According to the study, people appear to have an intuitive, unconscious sensitivity to the broad facial differences between real and AI-generated images, even if they do not reliably translate that awareness into accurate deepfake detection.

“People automatically detect these differences, rating AI faces as more symmetrical, well-proportioned, and attractive than human faces, but less distinctive, memorable, and expressive,” the researchers write.

This sensitivity can be used to train humans to better identify AI deepfakes, the researchers claim. But the key isn’t just to tell people to look out for symmetry or memorability; it’s to train them to figure this out on their own, which is what the researchers sought to do in the study.

In the first phase of the study, the researchers showed a series of faces (some belonging to real humans and others AI-generated) to 45 participants and asked them to determine whether it was AI-generated.

Then, instead of telling participants to look out for these six qualities, the researchers trained them via six training blocks, each consisting of 96 tasks. For each task, participants were shown images of human faces and told whether each one was real or AI-generated. They were then asked to rate each face based on a set of broad visual qualities. For example, participants judged how attractive or symmetrical they thought each face appeared. On average, participants ranked AI faces higher on symmetry, proportionality, and attractiveness, while human faces were deemed more expressive, distinct, and memorable.
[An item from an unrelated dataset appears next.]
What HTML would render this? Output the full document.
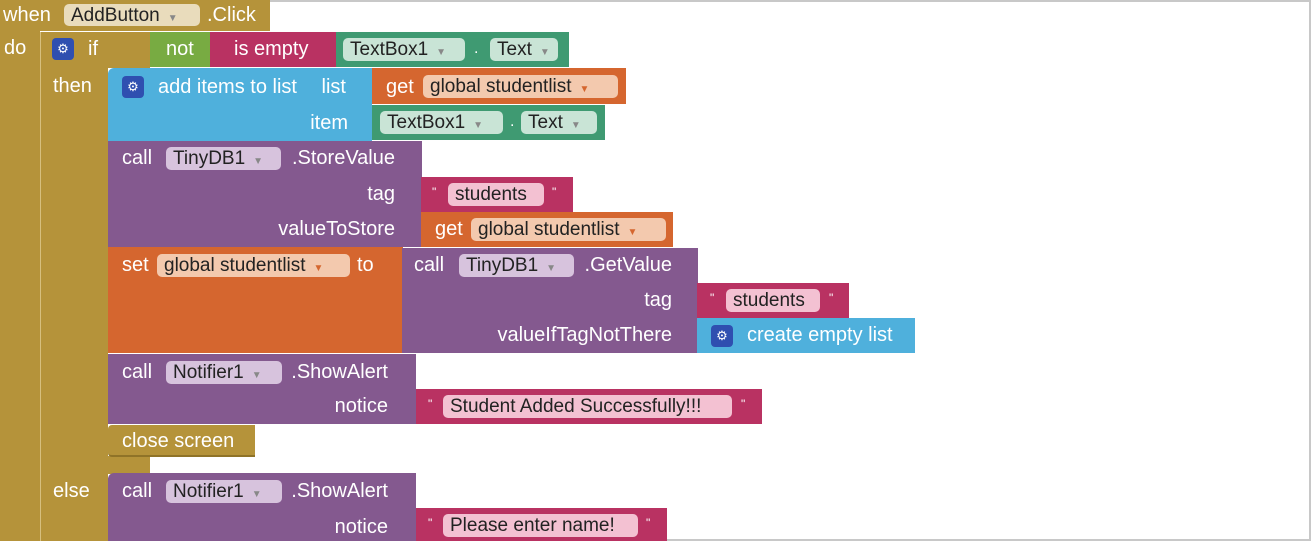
<!DOCTYPE html>
<html><head><meta charset="utf-8"><style>
body{margin:0;width:1311px;height:541px;background:#fff;position:relative;overflow:hidden;font-family:"Liberation Sans",Arial,sans-serif;}
.b{position:absolute;box-sizing:border-box;}
.t{position:absolute;color:#fff;font-size:20px;line-height:20px;white-space:nowrap;}
.r{position:absolute;color:#fff;font-size:20px;line-height:20px;white-space:nowrap;text-align:right;width:300px;}
.p{position:absolute;box-sizing:border-box;border-radius:5px;font-size:19px;line-height:23px;color:#222;padding-left:7px;white-space:nowrap;overflow:hidden;}
.gold{background:#b5933a;} .pur{background:#84598f;} .org{background:#d5662f;}
.grn{background:#78ab42;} .pink{background:#b93262;} .teal{background:#3f9a72;} .blue{background:#4fb0dc;}
.gear{position:absolute;width:22px;height:22px;border-radius:4px;background:#2f4fb0;color:#fff;font-size:13px;line-height:22px;text-align:center;}
.pt{background:#f3c9ae;} .pp{background:#d7c3dd;} .pk{background:#f3c1d2;} .ptl{background:#c9e4d6;} .pg{background:#e9dcbc;}
.ar{color:#888;font-size:10px;margin-left:8px;}
</style></head><body>
<div class="b" style="left:0;top:0;width:1311px;height:541px;border:2px solid #c8c8c8;border-left:none;"></div>
<!-- event block -->
<div class="b gold" style="left:0;top:0;width:270px;height:31px"></div>
<div class="b gold" style="left:0;top:30px;width:40px;height:511px"></div>
<div class="t" style="left:3px;top:5px">when</div>
<div class="p pg" style="left:64px;top:4px;width:136px;height:22px">AddButton<span class="ar">▼</span></div>
<div class="t" style="left:207px;top:5px">.Click</div>
<div class="t" style="left:4px;top:38px">do</div>
<!-- if block -->
<div class="b gold" style="left:40px;top:32px;width:110px;height:36px;border-left:1px solid #d6bf7e"></div>
<div class="b gold" style="left:40px;top:32px;width:68px;height:509px;border-left:1px solid #d6bf7e"></div>
<div class="b gold" style="left:108px;top:456px;width:42px;height:18px"></div>
<div class="gear" style="left:52px;top:38px">⚙</div>
<div class="t" style="left:88px;top:39px">if</div>
<div class="t" style="left:53px;top:76px">then</div>
<div class="t" style="left:53px;top:481px">else</div>
<!-- not / is empty / TextBox -->
<div class="b grn" style="left:150px;top:32px;width:62px;height:35px"></div>
<div class="t" style="left:166px;top:39px">not</div>
<div class="b pink" style="left:210px;top:32px;width:126px;height:35px"></div>
<div class="t" style="left:234px;top:39px">is empty</div>
<div class="b teal" style="left:336px;top:32px;width:233px;height:35px"></div>
<div class="p ptl" style="left:343px;top:38px;width:122px;height:23px">TextBox1<span class="ar">▼</span></div>
<div class="t" style="left:474px;top:39px;font-size:16px">.</div>
<div class="p ptl" style="left:490px;top:38px;width:68px;height:23px">Text<span class="ar">▼</span></div>
<!-- add items to list -->
<div class="b blue" style="left:108px;top:68px;width:264px;height:73px;border-radius:6px 0 0 0"></div>
<div class="gear" style="left:122px;top:76px">⚙</div>
<div class="t" style="left:158px;top:77px">add items to list</div>
<div class="r" style="left:46px;top:77px">list</div>
<div class="r" style="left:48px;top:113px">item</div>
<div class="b org" style="left:372px;top:68px;width:254px;height:36px"></div>
<div class="t" style="left:386px;top:77px">get</div>
<div class="p pt" style="left:423px;top:75px;width:195px;height:23px">global studentlist<span class="ar" style="color:#d5662f">▼</span></div>
<div class="b teal" style="left:372px;top:105px;width:233px;height:35px"></div>
<div class="p ptl" style="left:380px;top:111px;width:123px;height:23px">TextBox1<span class="ar">▼</span></div>
<div class="t" style="left:510px;top:112px;font-size:16px">.</div>
<div class="p ptl" style="left:521px;top:111px;width:76px;height:23px">Text<span class="ar">▼</span></div>
<!-- StoreValue -->
<div class="b pur" style="left:108px;top:141px;width:314px;height:106px"></div>
<div class="t" style="left:122px;top:148px">call</div>
<div class="p pp" style="left:166px;top:147px;width:115px;height:23px">TinyDB1<span class="ar">▼</span></div>
<div class="r" style="left:95px;top:148px">.StoreValue</div>
<div class="r" style="left:95px;top:184px">tag</div>
<div class="r" style="left:95px;top:219px">valueToStore</div>
<div class="b pink" style="left:421px;top:177px;width:152px;height:35px"></div>
<div class="t" style="left:432px;top:182px;font-size:12px">"</div>
<div class="p pk" style="left:448px;top:183px;width:96px;height:23px">students</div>
<div class="t" style="left:552px;top:182px;font-size:12px">"</div>
<div class="b org" style="left:421px;top:212px;width:252px;height:35px"></div>
<div class="t" style="left:435px;top:219px">get</div>
<div class="p pt" style="left:471px;top:218px;width:195px;height:23px">global studentlist<span class="ar" style="color:#d5662f">▼</span></div>
<!-- set -->
<div class="b org" style="left:108px;top:247px;width:295px;height:106px"></div>
<div class="t" style="left:122px;top:255px">set</div>
<div class="p pt" style="left:157px;top:254px;width:193px;height:23px">global studentlist<span class="ar" style="color:#d5662f">▼</span></div>
<div class="t" style="left:357px;top:255px">to</div>
<div class="b pur" style="left:402px;top:248px;width:296px;height:105px"></div>
<div class="t" style="left:414px;top:255px">call</div>
<div class="p pp" style="left:459px;top:254px;width:115px;height:23px">TinyDB1<span class="ar">▼</span></div>
<div class="r" style="left:372px;top:255px">.GetValue</div>
<div class="r" style="left:372px;top:290px">tag</div>
<div class="r" style="left:372px;top:325px">valueIfTagNotThere</div>
<div class="b pink" style="left:697px;top:283px;width:152px;height:35px"></div>
<div class="t" style="left:710px;top:288px;font-size:12px">"</div>
<div class="p pk" style="left:726px;top:289px;width:94px;height:23px">students</div>
<div class="t" style="left:829px;top:288px;font-size:12px">"</div>
<div class="b blue" style="left:697px;top:318px;width:218px;height:35px"></div>
<div class="gear" style="left:711px;top:325px">⚙</div>
<div class="t" style="left:747px;top:325px">create empty list</div>
<!-- ShowAlert 1 -->
<div class="b pur" style="left:108px;top:354px;width:308px;height:70px"></div>
<div class="t" style="left:122px;top:362px">call</div>
<div class="p pp" style="left:166px;top:361px;width:116px;height:23px">Notifier1<span class="ar">▼</span></div>
<div class="r" style="left:88px;top:362px">.ShowAlert</div>
<div class="r" style="left:88px;top:396px">notice</div>
<div class="b pink" style="left:416px;top:389px;width:346px;height:35px"></div>
<div class="t" style="left:428px;top:394px;font-size:12px">"</div>
<div class="p pk" style="left:443px;top:395px;width:289px;height:23px">Student Added Successfully!!!</div>
<div class="t" style="left:741px;top:394px;font-size:12px">"</div>
<!-- close screen -->
<div class="b gold" style="left:108px;top:425px;width:147px;height:32px;border-radius:4px 0 0 4px;border-bottom:2px solid #8f7328"></div>
<div class="t" style="left:122px;top:431px">close screen</div>
<!-- ShowAlert 2 -->
<div class="b pur" style="left:108px;top:473px;width:308px;height:68px;border-radius:6px 0 0 0"></div>
<div class="t" style="left:122px;top:481px">call</div>
<div class="p pp" style="left:166px;top:480px;width:116px;height:23px">Notifier1<span class="ar">▼</span></div>
<div class="r" style="left:88px;top:481px">.ShowAlert</div>
<div class="r" style="left:88px;top:517px">notice</div>
<div class="b pink" style="left:416px;top:508px;width:251px;height:33px"></div>
<div class="t" style="left:428px;top:513px;font-size:12px">"</div>
<div class="p pk" style="left:443px;top:514px;width:195px;height:23px">Please enter name!</div>
<div class="t" style="left:646px;top:513px;font-size:12px">"</div>
</body></html>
After training was finished, the researchers had the participants go back to determining whether each face was AI-generated. This time around, the participants’ average accuracy had “nearly doubled,” with the highest-performing candidates even achieving “near-perfect accuracy,” the study claims.

“We speculate that, by directing attention to global impressions, our training enabled participants to become attuned to how these holistic qualities distinguish AI from human faces,” the researchers write.

The researchers say the training method is quick and easy enough to complete online that it can be successfully deployed to more people, though it is likely unrealistic to expect it to be scaled universally. The results of the study are also limited to AI image generators, so the jury’s still out on whether the training could successfully translate to the detection of audio or video deepfakes.